Geopolitics: For 200 years the stock market has only flourished when an Anglo-Saxon superpower has either a genuine or perceived grip on global hegemony. Either Britain or America has presided over all the secular bull markets over that time period, which encompasses the entire history of the modern stock market and industrial capitalism. At its peak in the 19th Century Britain directly controlled 20-25% of the Earth’s landmass and 100% of the ocean. It could raise huge native armies from its countless colonies and call up advanced modern armies from Australia, Canada, Ireland, New Zealand, and the 2 Boer Republics in South Africa. It ruled the seas so it could put these armies anywhere except the heart of Europe where a host of advanced armies resided cheek-to-jowl. No power could stand against it. And this military colossus loved free markets and capitalism. No wonder stock markets boomed throughout the early and mid-19th Century. But this changed in the early 1870s when Prussia linked itself with several other German states and demolished France in the Franco-Prussian War. Up until that war, France had the strongest single army on Earth. In the blink of an eye dozens of separate little countries that spoke German somehow joined together to form one gigantic country that unexpectedly possessed an army much stronger than any other single standing army in the world. Kaiser Wilhelm became the king of the newly created German superpower and he wanted colonies badly.
1875 was the worst single year in stock market history. The 1870s were as bearish as the 1970s. But as the decade faded investors realized that Kaiser Wilhelm could not stand up to his grandmother, England’s Queen Victoria. A combination of love and fear of the English Queen kept the Kaiser from using his incredible military machine. And besides, Victoria would carefully dole out colonies to Willy when he grew too grumpy and talked of using his new battleships. “Settle down, Willy, I’m giving you Tanzania and if you’re good I’ll give you Namibia.” So the market boomed again.

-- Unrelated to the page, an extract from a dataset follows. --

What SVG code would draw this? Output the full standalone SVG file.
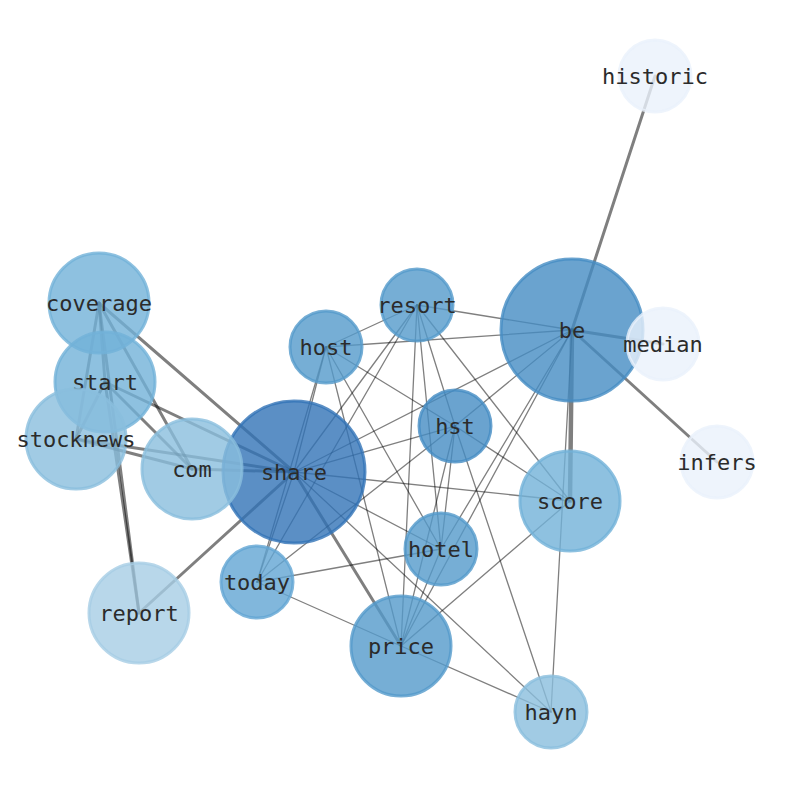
<svg xmlns="http://www.w3.org/2000/svg" width="794" height="790" viewBox="0 0 794 790">
<style>
.e{stroke:#000;stroke-opacity:0.5;fill:none;stroke-linecap:round}
.t{stroke-width:1.3}
.k{stroke-width:3}
.n circle{fill-opacity:0.8;stroke-opacity:0.8;stroke-width:3}
.n text{font-family:"DejaVu Sans Mono","Liberation Mono",monospace;font-size:22px;fill:#2b2b2b;text-anchor:middle;dominant-baseline:central}
.c1{fill:#3273b7;stroke:#3273b7}
.c2{fill:#458cc3;stroke:#458cc3}
.c3{fill:#549acb;stroke:#549acb}
.c3b{fill:#62a5d3;stroke:#62a5d3}
.c4{fill:#72b2d8;stroke:#72b2d8}
.c5{fill:#8abedd;stroke:#8abedd}
.c6{fill:#a6cde5;stroke:#a6cde5}
.c7{fill:#eaf1fb;stroke:#eaf1fb}
</style>
<rect width="794" height="790" fill="#fff"/>
<g id="edges">
<line class="e k" x1="572" y1="330" x2="655" y2="76"/>
<line class="e k" x1="572" y1="330" x2="663" y2="344"/>
<line class="e k" x1="572" y1="330" x2="717" y2="462"/>
<line class="e" stroke-width="4.5" x1="572" y1="330" x2="570" y2="501"/>
<line class="e k" x1="99" y1="303" x2="294" y2="472"/>
<line class="e k" x1="99" y1="303" x2="105" y2="382"/>
<line class="e k" x1="99" y1="303" x2="76" y2="439"/>
<line class="e k" x1="99" y1="303" x2="192" y2="469"/>
<line class="e k" x1="99" y1="303" x2="139" y2="613"/>
<line class="e k" x1="105" y1="382" x2="76" y2="439"/>
<line class="e k" x1="105" y1="382" x2="192" y2="469"/>
<line class="e k" x1="105" y1="382" x2="294" y2="472"/>
<line class="e k" x1="105" y1="382" x2="139" y2="613"/>
<line class="e k" x1="76" y1="439" x2="192" y2="469"/>
<line class="e k" x1="76" y1="439" x2="294" y2="472"/>
<line class="e k" x1="192" y1="469" x2="294" y2="472"/>
<line class="e k" x1="294" y1="472" x2="139" y2="613"/>
<line class="e k" x1="294" y1="472" x2="401" y2="646"/>
<line class="e t" x1="417" y1="305" x2="326" y2="347"/>
<line class="e t" x1="417" y1="305" x2="572" y2="330"/>
<line class="e t" x1="417" y1="305" x2="294" y2="472"/>
<line class="e t" x1="417" y1="305" x2="257" y2="582"/>
<line class="e t" x1="417" y1="305" x2="455" y2="426"/>
<line class="e t" x1="417" y1="305" x2="441" y2="549"/>
<line class="e t" x1="417" y1="305" x2="401" y2="646"/>
<line class="e t" x1="417" y1="305" x2="570" y2="501"/>
<line class="e t" x1="326" y1="347" x2="572" y2="330"/>
<line class="e t" x1="326" y1="347" x2="294" y2="472"/>
<line class="e t" x1="326" y1="347" x2="257" y2="582"/>
<line class="e t" x1="326" y1="347" x2="455" y2="426"/>
<line class="e t" x1="326" y1="347" x2="441" y2="549"/>
<line class="e t" x1="326" y1="347" x2="401" y2="646"/>
<line class="e t" x1="455" y1="426" x2="294" y2="472"/>
<line class="e t" x1="455" y1="426" x2="572" y2="330"/>
<line class="e t" x1="455" y1="426" x2="441" y2="549"/>
<line class="e t" x1="455" y1="426" x2="401" y2="646"/>
<line class="e t" x1="455" y1="426" x2="570" y2="501"/>
<line class="e t" x1="455" y1="426" x2="551" y2="712"/>
<line class="e t" x1="455" y1="426" x2="257" y2="582"/>
<line class="e t" x1="572" y1="330" x2="294" y2="472"/>
<line class="e t" x1="572" y1="330" x2="441" y2="549"/>
<line class="e t" x1="572" y1="330" x2="401" y2="646"/>
<line class="e t" x1="572" y1="330" x2="551" y2="712"/>
<line class="e t" x1="294" y1="472" x2="570" y2="501"/>
<line class="e t" x1="294" y1="472" x2="441" y2="549"/>
<line class="e t" x1="294" y1="472" x2="551" y2="712"/>
<line class="e t" x1="294" y1="472" x2="257" y2="582"/>
<line class="e t" x1="257" y1="582" x2="441" y2="549"/>
<line class="e t" x1="257" y1="582" x2="401" y2="646"/>
<line class="e t" x1="401" y1="646" x2="570" y2="501"/>
<line class="e t" x1="401" y1="646" x2="551" y2="712"/>
<line class="e t" x1="441" y1="549" x2="401" y2="646"/>
</g>
<g id="historic" class="n"><circle class="c7" cx="655" cy="76" r="36"/><text x="655" y="76">historic</text></g>
<g id="be" class="n"><circle class="c2" cx="572" cy="330" r="71"/><text x="572" y="330">be</text></g>
<g id="median" class="n"><circle class="c7" cx="663" cy="344" r="36"/><text x="663" y="344">median</text></g>
<g id="infers" class="n"><circle class="c7" cx="717" cy="462" r="36"/><text x="717" y="462">infers</text></g>
<g id="resort" class="n"><circle class="c3" cx="417" cy="305" r="36"/><text x="417" y="305">resort</text></g>
<g id="host" class="n"><circle class="c3" cx="326" cy="347" r="36"/><text x="326" y="347">host</text></g>
<g id="hst" class="n"><circle class="c2" cx="455" cy="426" r="36"/><text x="455" y="426">hst</text></g>
<g id="share" class="n"><circle class="c1" cx="294" cy="472" r="71"/><text x="294" y="472">share</text></g>
<g id="coverage" class="n"><circle class="c4" cx="99" cy="303" r="50"/><text x="99" y="303">coverage</text></g>
<g id="start" class="n"><circle class="c4" cx="105" cy="382" r="50"/><text x="105" y="382">start</text></g>
<g id="stocknews" class="n"><circle class="c5" cx="76" cy="439" r="50"/><text x="76" y="439">stocknews</text></g>
<g id="com" class="n"><circle class="c5" cx="192" cy="469" r="50"/><text x="192" y="469">com</text></g>
<g id="score" class="n"><circle class="c4" cx="570" cy="501" r="50"/><text x="570" y="501">score</text></g>
<g id="hotel" class="n"><circle class="c3" cx="441" cy="549" r="36"/><text x="441" y="549">hotel</text></g>
<g id="today" class="n"><circle class="c3b" cx="257" cy="582" r="36"/><text x="257" y="582">today</text></g>
<g id="report" class="n"><circle class="c6" cx="139" cy="613" r="50"/><text x="139" y="613">report</text></g>
<g id="price" class="n"><circle class="c3" cx="401" cy="646" r="50"/><text x="401" y="646">price</text></g>
<g id="hayn" class="n"><circle class="c5" cx="551" cy="712" r="36"/><text x="551" y="712">hayn</text></g>
</svg>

In 1902 Britain lost a civil war with its two strongest subject nations, The Boer Republics. This Vietnam-like defeat is recorded in history books as a British victory but it was a crushing blow to the empire. At about the same time Queen Victoria died. Over the next two years the Dow Jones was cut in half for fear of an unleashed Germany, one of the worst bear markets ever. The early years of the 20th century were very bearish, much like the 1970s. The markets didn’t truly boom until WW I was over and investors perceived that Britain had beaten Germany and a pro-capitalism superpower would rule forever. Hurray! The charts for the 1920s are like the charts for the 1990s; a huge but fragile bull market. And the two decades reflected the same geopolitical belief, Britain had beaten Germany, America had beaten the USSR, a new mono-polar world will last forever. The beliefs were false and that may be why the bulls were so fragile.
Britain was not a global superpower in the 1920s, it was only an illusion. In 1931 Japan invaded Manchuria, something a superpower would never allow. This is the true start to WW II.
The stock market crash of 1929 was not triggered by a geopolitical event. Fundamentals started the Great Depression and the 30s bear market. But the downturn was given legs by geopolitics, the slow steady formation of a powerful and ultra-aggressive Axis Alliance throughout the 30s hurt investor confidence and that in turn hurt fundamentals. In a way it is impossible to separate fundies and geopolitics at junctures this critical. The 30s bear is similar to the bear market that started in 1999. The 9/11 Al-Qaeda attack didn’t trigger the 1999 bear market but made it longer and more severe.
That takes us up to the start of the Cold War, which we’ve already covered in other news letters. So there it is 200 years of geopolitics trumping fundies.